Che quello di Berlusconi fosse un addio e non un arrivederci in pochi l’hanno creduto. Ci sperava probabilmente Angelino Alfano come tutti quelli che a destra vorrebbero una, partito, una forza politica moderna e non fondata sul culto della persona. Ci speravano ma conoscendo Berlusconi è difficile sostenere che ci credessero. Anche perché il primo a non crederci era proprio lui, Silvio. Un uomo non certo abituato a farsi da parte né tanto meno a farsi mettere nell’angolo, e un uomo altrettanto certamente non abituato a subire le decisioni di altri. Restava solo da capire quando e come il vulcano Berlusconi sarebbe esploso, quando non sarebbe più riuscito a mordere il freno della moderazione e come avrebbe annunciato la sua sesta candidatura a presidente del consiglio. Un quando e un come che si sono materializzati e hanno preso corpo grazie al decreto sulle liste pulite, quel decreto che terrà fuori dal Parlamento e lontano dagli uffici pubblici i condannati a pene superiori di due anni. Non che sia questo solo ad aver convinto il cavaliere che il momento di rientrare era arrivato, ma questo è stato certo l’ultimo colpo che lo ha spinto in questa direzione.
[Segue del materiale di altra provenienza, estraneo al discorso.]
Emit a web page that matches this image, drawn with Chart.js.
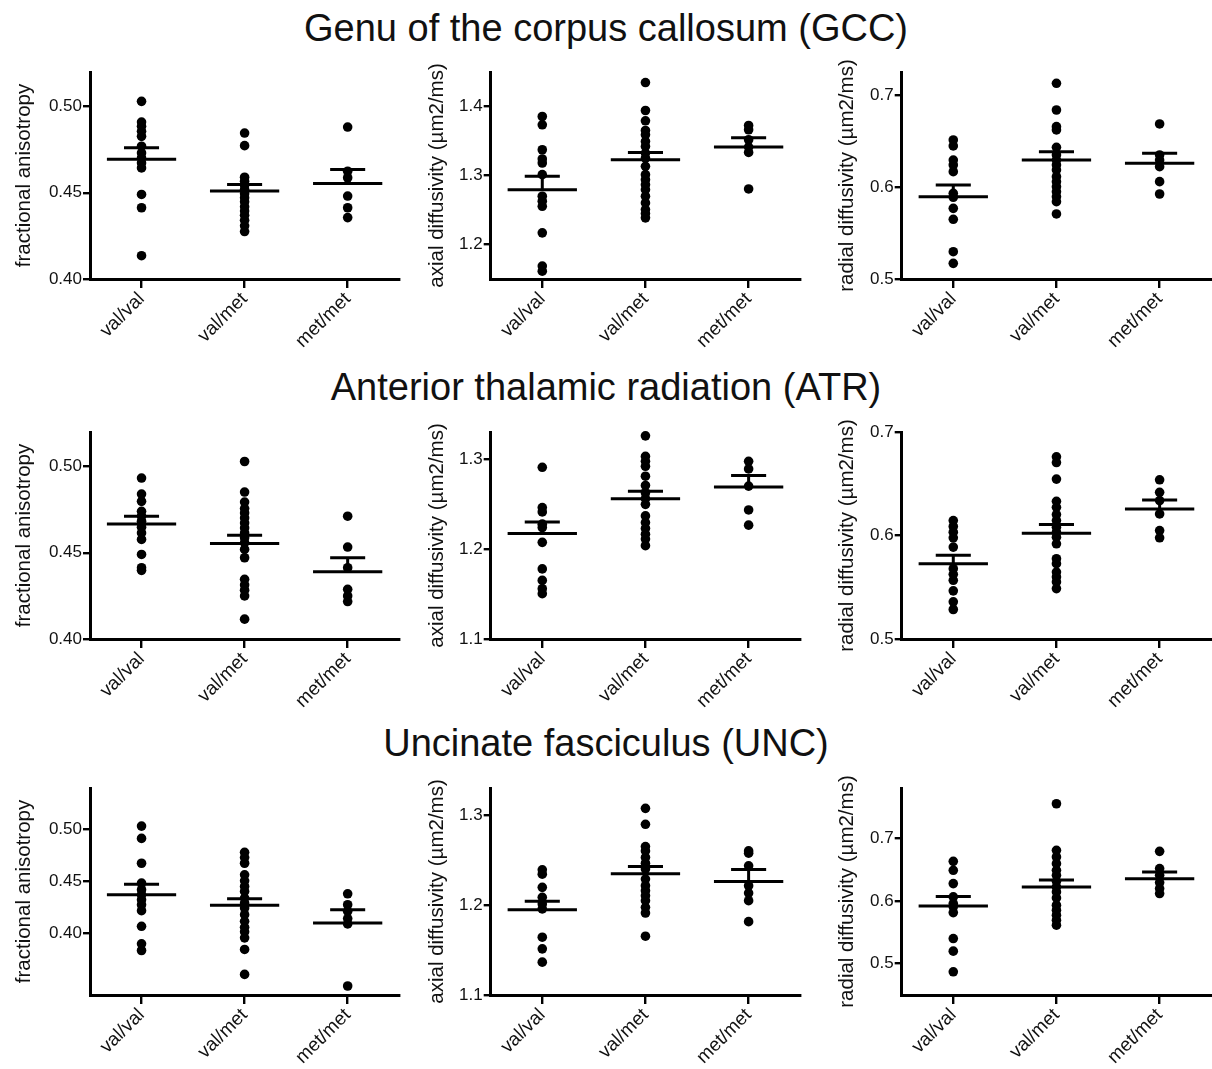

Un decreto, appena approvato, per cui non potranno diventare deputato, senatore od europarlamentare, assumere cariche di governo ma neanche ambire a cariche elettive a livello regionale, comunale e circoscrizionale quanti hanno riportato condanne superiori a due anni per tutta una serie di reati gravi che vanno dall’associazione per delinquere al terrorismo, dalla riduzione in schiavitù alla tratta di persone, dal sequestro di persona all’associazione di tipo mafioso e per tutti i delitti contro la pubblica amministrazione (peculato, corruzione, concussione, malversazione ai danni dello Stato). Esclusi anche coloro che hanno riportato condanne definitive a pene superiori a due anni di reclusione sempre per delitti non colposi per i quali siano previste la pena della reclusione non inferiore nel massimo a quattro anni e, quindi, la custodia cautelare in carcere (non viene indicato un elenco preciso, ma le fattispecie possono essere tante: furto, rapina, usura, truffa, favoreggiamento personale, stalking, bancarotta fraudolenta, manipolazione dei mercati, frode fiscale, etc). Le nuove norme, inoltre, prevedono la decadenza della carica qualora la causa di incandidabilità (ovvero la sentenza definitiva di condanna) intervenga durante il mandato.

Visto questo il cavaliere non ci ha visto più. Ha convocato i suoi, che da tempo si arrovellavano sulla questione primarie, e ha spazzato il campo. Basta giocare, fine delle primarie perché torno io. Nel Pdl, o in quel che ne resta, tutti hanno ubbidito. I più felici come non mai, qualcuno con un sorriso tirato e con i soli Franco Frattini e Giorgia Meloni a dire che è un errore. Infedeli. Dal salvacondotto all’incandidabilità e, estrema offesa, la decadenza dal seggio di parlamentare in caso di condanna definitiva in corso di legislatura, in appena 13 mesi era una parabola, una giravolta troppo ardita perché Berlusconi la potesse sostenere.

In una delle tante sere cupe, nell’ultima sera romana si è materializzata l’idea, l’incubo: cacciato domani dal parlamento perché condannato con sentenza definitiva. Anche se era solo incubo, anche se il governo aveva cambiato all’ultima ora il decreto e la decadenza non era più automatica ,a il Parlamento, la Camera di appartenenza avrebbe in futuro votato caso per caso, anche se Gianni Letta e sembra anche Fedele Confalonieri gli dicevano: ti spezzeranno le reni e le aziende tutti i governi europei, pare proprio che la parola che contava l’abbia pronunciata Marcello Dell’Utri sibilando il ci vogliono in galera. Meritavo il salvacondotto e voi non bloccate i magistrati? Allora muoia Silvione con tutti gli zebedei e Berlusconi scosse le colonne del tempio…Linguaggio e ricostruzione farseschi di una farsa che è realtà.